------ Listing ------
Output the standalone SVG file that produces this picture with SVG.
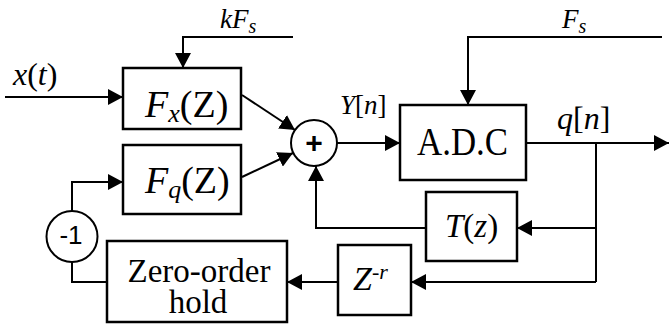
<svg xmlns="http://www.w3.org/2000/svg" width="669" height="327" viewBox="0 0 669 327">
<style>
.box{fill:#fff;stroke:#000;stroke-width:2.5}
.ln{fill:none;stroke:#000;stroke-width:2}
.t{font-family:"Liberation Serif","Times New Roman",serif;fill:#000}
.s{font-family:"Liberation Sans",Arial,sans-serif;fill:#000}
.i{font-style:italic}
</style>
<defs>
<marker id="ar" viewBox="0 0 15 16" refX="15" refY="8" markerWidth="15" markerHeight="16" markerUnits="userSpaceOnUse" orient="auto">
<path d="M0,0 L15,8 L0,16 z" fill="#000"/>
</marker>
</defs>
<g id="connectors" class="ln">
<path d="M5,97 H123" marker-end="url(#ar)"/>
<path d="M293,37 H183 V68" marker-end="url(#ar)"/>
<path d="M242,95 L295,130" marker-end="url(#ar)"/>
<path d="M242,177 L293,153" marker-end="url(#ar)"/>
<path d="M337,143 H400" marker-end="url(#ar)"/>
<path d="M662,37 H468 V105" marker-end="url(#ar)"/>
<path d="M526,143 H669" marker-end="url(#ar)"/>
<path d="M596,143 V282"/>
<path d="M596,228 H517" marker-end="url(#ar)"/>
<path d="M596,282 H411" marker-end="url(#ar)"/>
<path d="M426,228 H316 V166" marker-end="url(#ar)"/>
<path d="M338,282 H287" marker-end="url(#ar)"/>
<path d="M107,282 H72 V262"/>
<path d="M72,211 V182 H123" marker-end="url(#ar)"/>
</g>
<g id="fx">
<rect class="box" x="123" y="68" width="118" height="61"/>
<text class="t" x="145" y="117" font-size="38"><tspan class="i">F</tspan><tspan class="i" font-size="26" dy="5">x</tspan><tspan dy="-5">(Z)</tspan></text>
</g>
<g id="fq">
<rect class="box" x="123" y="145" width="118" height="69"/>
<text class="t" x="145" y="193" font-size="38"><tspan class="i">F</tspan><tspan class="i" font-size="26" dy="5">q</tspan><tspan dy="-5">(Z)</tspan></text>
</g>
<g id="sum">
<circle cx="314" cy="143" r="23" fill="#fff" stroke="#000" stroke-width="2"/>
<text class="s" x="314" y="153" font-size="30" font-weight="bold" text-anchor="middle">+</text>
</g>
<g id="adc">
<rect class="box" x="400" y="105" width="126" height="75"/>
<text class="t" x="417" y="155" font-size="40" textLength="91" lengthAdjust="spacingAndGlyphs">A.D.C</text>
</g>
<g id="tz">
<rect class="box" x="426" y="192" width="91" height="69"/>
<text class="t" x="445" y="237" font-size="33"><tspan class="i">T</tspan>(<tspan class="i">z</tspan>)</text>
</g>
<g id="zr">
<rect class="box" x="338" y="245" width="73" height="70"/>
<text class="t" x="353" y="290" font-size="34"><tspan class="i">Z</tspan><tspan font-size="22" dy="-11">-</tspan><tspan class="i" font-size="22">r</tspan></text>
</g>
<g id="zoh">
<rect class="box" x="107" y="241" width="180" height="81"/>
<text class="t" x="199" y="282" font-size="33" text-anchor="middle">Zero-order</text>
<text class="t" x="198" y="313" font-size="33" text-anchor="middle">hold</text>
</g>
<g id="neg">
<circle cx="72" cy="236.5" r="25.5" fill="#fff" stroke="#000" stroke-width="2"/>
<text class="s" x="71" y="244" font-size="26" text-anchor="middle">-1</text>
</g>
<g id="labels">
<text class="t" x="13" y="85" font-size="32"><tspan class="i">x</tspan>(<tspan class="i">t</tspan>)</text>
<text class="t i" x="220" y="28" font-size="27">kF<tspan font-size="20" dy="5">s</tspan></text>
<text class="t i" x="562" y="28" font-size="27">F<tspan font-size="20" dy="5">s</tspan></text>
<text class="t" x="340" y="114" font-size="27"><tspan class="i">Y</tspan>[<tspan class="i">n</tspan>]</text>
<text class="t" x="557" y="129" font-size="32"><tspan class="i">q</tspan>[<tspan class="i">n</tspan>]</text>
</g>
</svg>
------
------ Listing ------
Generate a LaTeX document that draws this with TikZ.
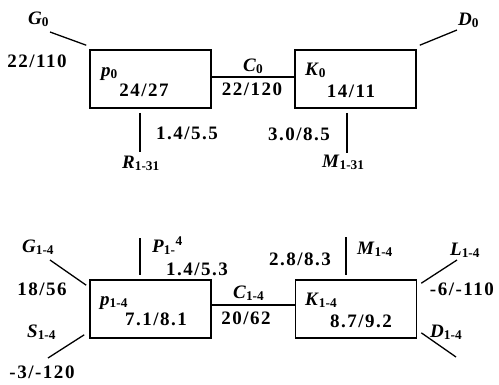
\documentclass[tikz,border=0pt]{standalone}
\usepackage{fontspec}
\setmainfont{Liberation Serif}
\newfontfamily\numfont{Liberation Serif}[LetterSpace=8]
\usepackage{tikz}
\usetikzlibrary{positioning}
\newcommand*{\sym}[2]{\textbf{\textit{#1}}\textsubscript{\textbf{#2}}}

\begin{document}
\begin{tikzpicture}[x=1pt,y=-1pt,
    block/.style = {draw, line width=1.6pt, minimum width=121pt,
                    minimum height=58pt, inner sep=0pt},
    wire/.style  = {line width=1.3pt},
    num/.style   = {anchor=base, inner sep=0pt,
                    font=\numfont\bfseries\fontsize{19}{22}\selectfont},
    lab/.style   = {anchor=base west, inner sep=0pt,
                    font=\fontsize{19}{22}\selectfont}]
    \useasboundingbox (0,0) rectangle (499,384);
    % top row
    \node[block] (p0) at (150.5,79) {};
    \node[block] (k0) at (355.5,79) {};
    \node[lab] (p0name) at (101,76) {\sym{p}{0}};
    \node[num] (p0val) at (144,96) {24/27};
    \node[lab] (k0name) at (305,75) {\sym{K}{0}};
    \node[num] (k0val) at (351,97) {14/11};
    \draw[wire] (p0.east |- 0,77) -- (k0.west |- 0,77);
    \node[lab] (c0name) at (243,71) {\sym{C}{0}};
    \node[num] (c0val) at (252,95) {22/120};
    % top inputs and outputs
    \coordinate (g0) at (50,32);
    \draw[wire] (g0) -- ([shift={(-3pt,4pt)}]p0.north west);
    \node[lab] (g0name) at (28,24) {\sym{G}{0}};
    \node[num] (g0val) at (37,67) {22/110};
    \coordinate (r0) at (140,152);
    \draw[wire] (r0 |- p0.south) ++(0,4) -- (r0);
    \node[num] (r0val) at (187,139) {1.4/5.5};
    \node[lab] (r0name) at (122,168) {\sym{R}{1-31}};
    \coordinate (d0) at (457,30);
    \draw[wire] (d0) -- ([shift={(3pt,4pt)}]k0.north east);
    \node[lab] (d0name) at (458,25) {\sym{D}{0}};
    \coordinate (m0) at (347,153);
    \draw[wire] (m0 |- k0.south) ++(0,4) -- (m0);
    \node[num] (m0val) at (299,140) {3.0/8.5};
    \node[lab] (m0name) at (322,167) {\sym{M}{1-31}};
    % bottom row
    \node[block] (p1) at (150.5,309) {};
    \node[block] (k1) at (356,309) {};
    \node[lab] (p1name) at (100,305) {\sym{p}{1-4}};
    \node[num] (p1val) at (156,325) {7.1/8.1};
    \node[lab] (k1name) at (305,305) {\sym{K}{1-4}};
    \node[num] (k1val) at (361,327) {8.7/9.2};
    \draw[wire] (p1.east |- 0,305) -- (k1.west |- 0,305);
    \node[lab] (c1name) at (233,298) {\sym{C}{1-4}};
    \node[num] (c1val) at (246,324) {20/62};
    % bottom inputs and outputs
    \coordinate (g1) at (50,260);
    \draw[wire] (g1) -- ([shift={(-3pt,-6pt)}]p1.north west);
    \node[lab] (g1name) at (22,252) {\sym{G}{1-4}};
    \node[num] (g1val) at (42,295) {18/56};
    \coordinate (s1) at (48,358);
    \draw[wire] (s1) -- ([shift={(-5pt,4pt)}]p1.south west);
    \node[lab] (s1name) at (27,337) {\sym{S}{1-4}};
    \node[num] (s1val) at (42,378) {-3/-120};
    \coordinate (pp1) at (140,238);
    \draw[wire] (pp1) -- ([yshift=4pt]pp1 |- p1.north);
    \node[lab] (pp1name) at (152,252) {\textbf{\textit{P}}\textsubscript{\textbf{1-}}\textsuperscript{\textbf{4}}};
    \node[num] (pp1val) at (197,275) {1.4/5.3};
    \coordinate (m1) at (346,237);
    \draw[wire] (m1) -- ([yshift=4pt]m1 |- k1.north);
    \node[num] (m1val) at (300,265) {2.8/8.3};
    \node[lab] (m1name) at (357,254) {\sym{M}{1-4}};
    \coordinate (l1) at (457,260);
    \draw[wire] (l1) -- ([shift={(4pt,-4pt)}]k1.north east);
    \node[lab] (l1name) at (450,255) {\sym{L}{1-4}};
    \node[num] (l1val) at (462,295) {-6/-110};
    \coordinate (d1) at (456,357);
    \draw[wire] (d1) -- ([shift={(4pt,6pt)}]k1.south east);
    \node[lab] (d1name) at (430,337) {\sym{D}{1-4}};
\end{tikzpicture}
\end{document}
------
------ Listing ------
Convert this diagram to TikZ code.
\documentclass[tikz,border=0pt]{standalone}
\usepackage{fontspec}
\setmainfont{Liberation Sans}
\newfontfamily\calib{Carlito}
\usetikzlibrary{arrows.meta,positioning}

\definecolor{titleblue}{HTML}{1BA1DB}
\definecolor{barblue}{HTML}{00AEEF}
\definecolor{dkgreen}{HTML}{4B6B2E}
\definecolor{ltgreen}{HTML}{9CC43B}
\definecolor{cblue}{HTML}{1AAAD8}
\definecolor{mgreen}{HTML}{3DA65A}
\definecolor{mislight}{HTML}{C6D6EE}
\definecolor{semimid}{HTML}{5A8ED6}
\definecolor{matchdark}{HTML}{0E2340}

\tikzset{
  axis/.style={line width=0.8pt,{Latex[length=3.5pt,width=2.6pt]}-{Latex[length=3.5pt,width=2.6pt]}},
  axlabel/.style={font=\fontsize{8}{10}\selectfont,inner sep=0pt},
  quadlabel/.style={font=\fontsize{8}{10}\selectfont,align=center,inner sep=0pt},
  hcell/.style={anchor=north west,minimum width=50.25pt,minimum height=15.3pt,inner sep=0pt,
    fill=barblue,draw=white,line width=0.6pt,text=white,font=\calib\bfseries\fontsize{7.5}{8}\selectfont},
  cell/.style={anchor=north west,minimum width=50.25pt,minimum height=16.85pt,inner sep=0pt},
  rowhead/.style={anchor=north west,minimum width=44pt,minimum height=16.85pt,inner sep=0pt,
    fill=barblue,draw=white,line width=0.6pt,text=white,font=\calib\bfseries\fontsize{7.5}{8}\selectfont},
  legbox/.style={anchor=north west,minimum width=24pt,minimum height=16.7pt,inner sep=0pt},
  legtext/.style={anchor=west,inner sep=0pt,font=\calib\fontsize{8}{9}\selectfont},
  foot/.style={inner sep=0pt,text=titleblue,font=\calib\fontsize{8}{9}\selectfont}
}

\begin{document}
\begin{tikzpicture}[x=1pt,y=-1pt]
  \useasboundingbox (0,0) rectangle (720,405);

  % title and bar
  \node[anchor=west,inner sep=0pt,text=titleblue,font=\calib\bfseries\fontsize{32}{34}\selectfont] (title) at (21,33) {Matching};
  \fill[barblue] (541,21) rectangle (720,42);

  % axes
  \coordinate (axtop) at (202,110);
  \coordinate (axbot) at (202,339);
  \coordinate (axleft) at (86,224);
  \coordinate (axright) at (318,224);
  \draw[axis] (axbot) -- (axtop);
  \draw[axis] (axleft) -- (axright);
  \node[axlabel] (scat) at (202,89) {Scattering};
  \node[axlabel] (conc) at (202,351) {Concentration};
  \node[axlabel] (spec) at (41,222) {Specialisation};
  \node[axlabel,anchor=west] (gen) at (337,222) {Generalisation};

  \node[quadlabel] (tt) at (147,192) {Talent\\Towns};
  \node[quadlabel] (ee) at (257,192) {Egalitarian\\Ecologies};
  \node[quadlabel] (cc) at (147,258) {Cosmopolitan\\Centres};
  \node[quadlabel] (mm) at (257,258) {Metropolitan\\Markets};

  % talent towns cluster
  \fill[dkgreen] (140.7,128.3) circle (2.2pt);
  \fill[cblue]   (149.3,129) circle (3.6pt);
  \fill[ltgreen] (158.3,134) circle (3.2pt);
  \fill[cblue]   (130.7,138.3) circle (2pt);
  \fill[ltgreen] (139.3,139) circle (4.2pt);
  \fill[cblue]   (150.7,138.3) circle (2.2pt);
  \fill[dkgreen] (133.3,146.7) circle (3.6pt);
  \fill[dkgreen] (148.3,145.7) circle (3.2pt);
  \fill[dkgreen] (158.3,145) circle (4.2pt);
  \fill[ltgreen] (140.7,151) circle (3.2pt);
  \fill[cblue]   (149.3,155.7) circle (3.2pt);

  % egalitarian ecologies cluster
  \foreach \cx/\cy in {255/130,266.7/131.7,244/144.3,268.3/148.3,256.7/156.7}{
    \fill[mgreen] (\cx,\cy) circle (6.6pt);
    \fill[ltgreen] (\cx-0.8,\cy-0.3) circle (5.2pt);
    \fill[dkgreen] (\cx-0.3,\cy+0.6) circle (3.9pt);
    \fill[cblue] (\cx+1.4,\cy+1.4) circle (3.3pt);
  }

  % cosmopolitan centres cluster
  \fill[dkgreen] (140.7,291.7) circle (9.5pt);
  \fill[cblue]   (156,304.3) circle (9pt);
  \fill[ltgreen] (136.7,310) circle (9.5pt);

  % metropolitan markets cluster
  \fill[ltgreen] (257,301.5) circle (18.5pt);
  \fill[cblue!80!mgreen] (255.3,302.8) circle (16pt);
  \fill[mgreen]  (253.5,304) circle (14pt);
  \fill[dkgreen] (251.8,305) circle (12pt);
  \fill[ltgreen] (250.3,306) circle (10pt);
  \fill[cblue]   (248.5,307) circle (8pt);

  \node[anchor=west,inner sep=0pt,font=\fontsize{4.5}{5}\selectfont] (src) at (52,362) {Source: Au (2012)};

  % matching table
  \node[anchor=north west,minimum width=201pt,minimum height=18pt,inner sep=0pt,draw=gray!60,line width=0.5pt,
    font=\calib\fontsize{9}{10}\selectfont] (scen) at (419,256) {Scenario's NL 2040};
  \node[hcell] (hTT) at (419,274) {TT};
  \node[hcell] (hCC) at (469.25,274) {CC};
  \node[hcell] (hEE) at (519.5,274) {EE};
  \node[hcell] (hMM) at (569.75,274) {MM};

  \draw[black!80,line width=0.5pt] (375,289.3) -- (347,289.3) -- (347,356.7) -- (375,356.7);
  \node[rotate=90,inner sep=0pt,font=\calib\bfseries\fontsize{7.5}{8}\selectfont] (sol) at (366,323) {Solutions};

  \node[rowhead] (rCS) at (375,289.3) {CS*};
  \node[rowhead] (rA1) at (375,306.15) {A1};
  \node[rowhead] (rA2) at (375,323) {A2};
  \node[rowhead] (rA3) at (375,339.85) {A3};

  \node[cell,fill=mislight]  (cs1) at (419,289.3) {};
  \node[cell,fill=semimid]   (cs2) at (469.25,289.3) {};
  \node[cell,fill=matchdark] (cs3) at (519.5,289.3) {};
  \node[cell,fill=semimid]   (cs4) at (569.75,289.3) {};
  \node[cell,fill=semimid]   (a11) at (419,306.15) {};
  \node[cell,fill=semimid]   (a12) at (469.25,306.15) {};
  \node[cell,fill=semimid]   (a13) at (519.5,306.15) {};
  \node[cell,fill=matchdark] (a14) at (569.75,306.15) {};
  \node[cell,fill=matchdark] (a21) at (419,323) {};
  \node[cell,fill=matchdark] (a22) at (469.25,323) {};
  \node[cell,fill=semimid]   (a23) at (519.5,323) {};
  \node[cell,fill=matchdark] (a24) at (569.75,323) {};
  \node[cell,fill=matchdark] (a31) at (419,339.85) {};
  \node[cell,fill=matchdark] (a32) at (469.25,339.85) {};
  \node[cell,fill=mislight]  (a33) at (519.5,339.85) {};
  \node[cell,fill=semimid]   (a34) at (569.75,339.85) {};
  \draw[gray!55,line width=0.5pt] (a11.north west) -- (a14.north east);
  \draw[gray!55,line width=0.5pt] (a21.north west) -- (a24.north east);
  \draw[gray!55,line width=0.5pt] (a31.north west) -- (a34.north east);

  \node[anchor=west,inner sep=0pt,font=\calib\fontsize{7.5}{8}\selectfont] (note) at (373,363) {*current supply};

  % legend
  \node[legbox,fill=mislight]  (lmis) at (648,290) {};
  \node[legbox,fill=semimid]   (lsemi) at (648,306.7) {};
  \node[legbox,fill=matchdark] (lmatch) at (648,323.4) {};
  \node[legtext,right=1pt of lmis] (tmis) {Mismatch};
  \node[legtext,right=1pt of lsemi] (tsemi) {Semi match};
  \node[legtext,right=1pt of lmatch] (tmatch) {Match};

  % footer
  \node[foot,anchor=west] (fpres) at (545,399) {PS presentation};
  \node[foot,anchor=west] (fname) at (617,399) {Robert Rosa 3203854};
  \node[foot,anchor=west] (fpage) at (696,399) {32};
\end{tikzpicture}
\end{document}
------
### Instructions to follow
The required output is an exact reproduction of the lines starting at the one that contains "Convert this diagram to TikZ code." and ending at the one that contains "(0,0) rectangle (720,405);". Both boundary lines belong to it.

### Written answer
Convert this diagram to TikZ code.
\documentclass[tikz,border=0pt]{standalone}
\usepackage{fontspec}
\setmainfont{Liberation Sans}
\newfontfamily\calib{Carlito}
\usetikzlibrary{arrows.meta,positioning}

\definecolor{titleblue}{HTML}{1BA1DB}
\definecolor{barblue}{HTML}{00AEEF}
\definecolor{dkgreen}{HTML}{4B6B2E}
\definecolor{ltgreen}{HTML}{9CC43B}
\definecolor{cblue}{HTML}{1AAAD8}
\definecolor{mgreen}{HTML}{3DA65A}
\definecolor{mislight}{HTML}{C6D6EE}
\definecolor{semimid}{HTML}{5A8ED6}
\definecolor{matchdark}{HTML}{0E2340}

\tikzset{
  axis/.style={line width=0.8pt,{Latex[length=3.5pt,width=2.6pt]}-{Latex[length=3.5pt,width=2.6pt]}},
  axlabel/.style={font=\fontsize{8}{10}\selectfont,inner sep=0pt},
  quadlabel/.style={font=\fontsize{8}{10}\selectfont,align=center,inner sep=0pt},
  hcell/.style={anchor=north west,minimum width=50.25pt,minimum height=15.3pt,inner sep=0pt,
    fill=barblue,draw=white,line width=0.6pt,text=white,font=\calib\bfseries\fontsize{7.5}{8}\selectfont},
  cell/.style={anchor=north west,minimum width=50.25pt,minimum height=16.85pt,inner sep=0pt},
  rowhead/.style={anchor=north west,minimum width=44pt,minimum height=16.85pt,inner sep=0pt,
    fill=barblue,draw=white,line width=0.6pt,text=white,font=\calib\bfseries\fontsize{7.5}{8}\selectfont},
  legbox/.style={anchor=north west,minimum width=24pt,minimum height=16.7pt,inner sep=0pt},
  legtext/.style={anchor=west,inner sep=0pt,font=\calib\fontsize{8}{9}\selectfont},
  foot/.style={inner sep=0pt,text=titleblue,font=\calib\fontsize{8}{9}\selectfont}
}

\begin{document}
\begin{tikzpicture}[x=1pt,y=-1pt]
  \useasboundingbox (0,0) rectangle (720,405);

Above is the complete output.